**Exercise**. Repeat the material below word for word and leave out all pictures.

----- Records to process

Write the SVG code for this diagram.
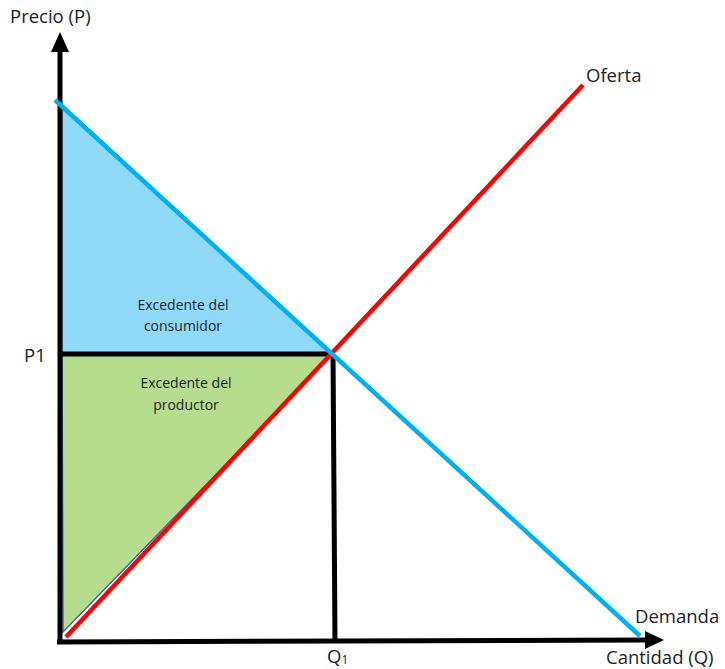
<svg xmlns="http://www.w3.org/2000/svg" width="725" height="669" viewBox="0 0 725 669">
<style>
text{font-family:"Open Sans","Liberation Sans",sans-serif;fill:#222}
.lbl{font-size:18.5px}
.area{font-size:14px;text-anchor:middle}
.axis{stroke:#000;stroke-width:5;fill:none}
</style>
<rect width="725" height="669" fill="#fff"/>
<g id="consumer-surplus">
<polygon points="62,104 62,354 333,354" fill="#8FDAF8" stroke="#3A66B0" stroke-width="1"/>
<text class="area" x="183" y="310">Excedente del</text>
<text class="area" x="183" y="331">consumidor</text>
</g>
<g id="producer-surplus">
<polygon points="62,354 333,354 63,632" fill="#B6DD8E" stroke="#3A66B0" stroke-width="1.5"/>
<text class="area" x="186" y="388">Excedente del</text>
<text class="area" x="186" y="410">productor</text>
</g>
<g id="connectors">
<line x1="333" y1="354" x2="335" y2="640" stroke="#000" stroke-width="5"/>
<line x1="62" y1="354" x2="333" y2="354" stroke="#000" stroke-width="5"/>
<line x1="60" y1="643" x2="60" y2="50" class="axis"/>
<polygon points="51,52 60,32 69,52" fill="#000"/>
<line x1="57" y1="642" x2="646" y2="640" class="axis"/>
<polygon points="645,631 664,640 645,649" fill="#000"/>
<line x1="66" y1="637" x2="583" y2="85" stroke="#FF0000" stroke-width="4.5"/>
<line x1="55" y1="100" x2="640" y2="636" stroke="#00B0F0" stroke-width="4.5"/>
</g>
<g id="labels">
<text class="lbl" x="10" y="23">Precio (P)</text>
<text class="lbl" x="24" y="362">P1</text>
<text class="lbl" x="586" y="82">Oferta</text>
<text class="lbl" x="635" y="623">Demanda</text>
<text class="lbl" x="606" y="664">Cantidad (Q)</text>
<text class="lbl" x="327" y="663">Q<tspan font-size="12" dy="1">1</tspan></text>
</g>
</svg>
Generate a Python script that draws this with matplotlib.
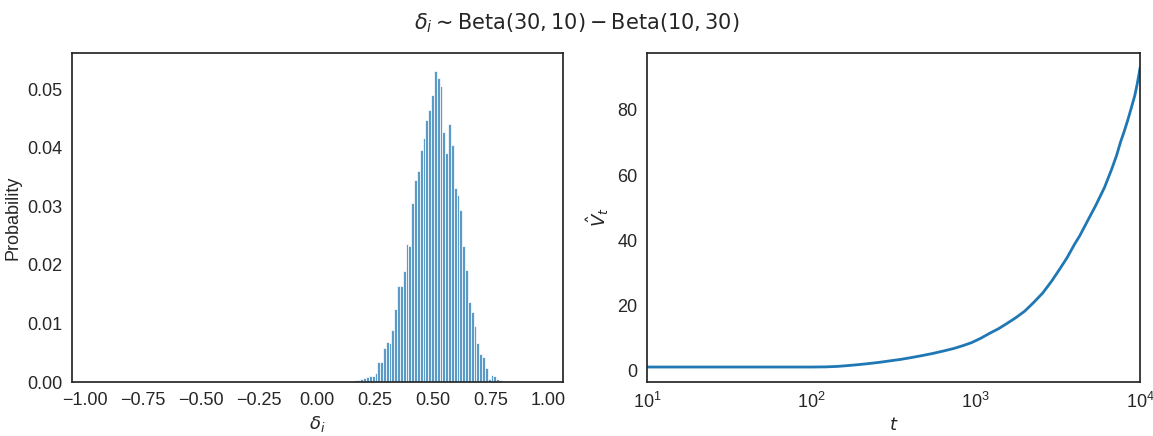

----------

**Solution below**.
Write the SVG code for this diagram.
<svg xmlns="http://www.w3.org/2000/svg" width="725" height="669" viewBox="0 0 725 669">
<style>
text{font-family:"Open Sans","Liberation Sans",sans-serif;fill:#222}
.lbl{font-size:18.5px}
.area{font-size:14px;text-anchor:middle}
.axis{stroke:#000;stroke-width:5;fill:none}
</style>
<rect width="725" height="669" fill="#fff"/>
<g id="consumer-surplus">
<polygon points="62,104 62,354 333,354" fill="#8FDAF8" stroke="#3A66B0" stroke-width="1"/>
<text class="area" x="183" y="310">Excedente del</text>
<text class="area" x="183" y="331">consumidor</text>
</g>
<g id="producer-surplus">
<polygon points="62,354 333,354 63,632" fill="#B6DD8E" stroke="#3A66B0" stroke-width="1.5"/>
<text class="area" x="186" y="388">Excedente del</text>
<text class="area" x="186" y="410">productor</text>
</g>
<g id="connectors">
<line x1="333" y1="354" x2="335" y2="640" stroke="#000" stroke-width="5"/>
<line x1="62" y1="354" x2="333" y2="354" stroke="#000" stroke-width="5"/>
<line x1="60" y1="643" x2="60" y2="50" class="axis"/>
<polygon points="51,52 60,32 69,52" fill="#000"/>
<line x1="57" y1="642" x2="646" y2="640" class="axis"/>
<polygon points="645,631 664,640 645,649" fill="#000"/>
<line x1="66" y1="637" x2="583" y2="85" stroke="#FF0000" stroke-width="4.5"/>
<line x1="55" y1="100" x2="640" y2="636" stroke="#00B0F0" stroke-width="4.5"/>
</g>
<g id="labels">
<text class="lbl" x="10" y="23">Precio (P)</text>
<text class="lbl" x="24" y="362">P1</text>
<text class="lbl" x="586" y="82">Oferta</text>
<text class="lbl" x="635" y="623">Demanda</text>
<text class="lbl" x="606" y="664">Cantidad (Q)</text>
<text class="lbl" x="327" y="663">Q<tspan font-size="12" dy="1">1</tspan></text>
</g>
</svg>
Generate a Python script that draws this with matplotlib.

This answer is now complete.